Ovid’s myth of Pygmalion
- constructions of the feminine ideal, themes of gender construction and embodiment
- realised that he’s alone, wants to carve a statue that represents his interpretation of an idea woman but ironically isn’t an actual woman. what are the characteristics of a woman? – its all social constructs.
- carved his idea woman to be his wife out of ‘snow white ivory’ – purity, innocence, expensive, rare, precious. It has a flesh like tone – pale.
- He dresses it, kisses and touches it, buys it gifts and then undresses it again before laying her down. The notion of a strip tease and believing that she is his. Making her more believable and giving a sexual desire.
- he designs her, choses what to include and what not to include
- he gives her feminine gifts like jewellery and flowers. Gender is a social construct, it’s is made up and nobody suggested it.
- she is only ‘naked’ and sexually desirable after he has undressed her. where as she was naked before.

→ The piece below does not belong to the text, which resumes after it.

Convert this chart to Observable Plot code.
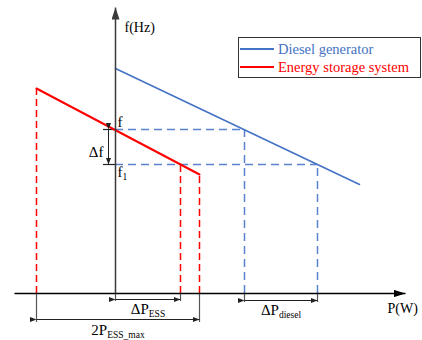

- creative construction of a woman into an object to be looked at
- As a statue it can not speak, it has a silent status and is non-threatening
- He is ‘repulsed’ by the prostitutes using their bodies for sex, yet creates this ‘woman’ and has no problem with using her where as she doesn’t have a voice
- ‘real’ women in the flesh and blood discuss Pygmalion as they are not perfect, unblemished and beyond his control
- Textures of shiny, smooth surfaces, accompany connotations of ‘real’ and ‘natural’ – the unattainable perfection.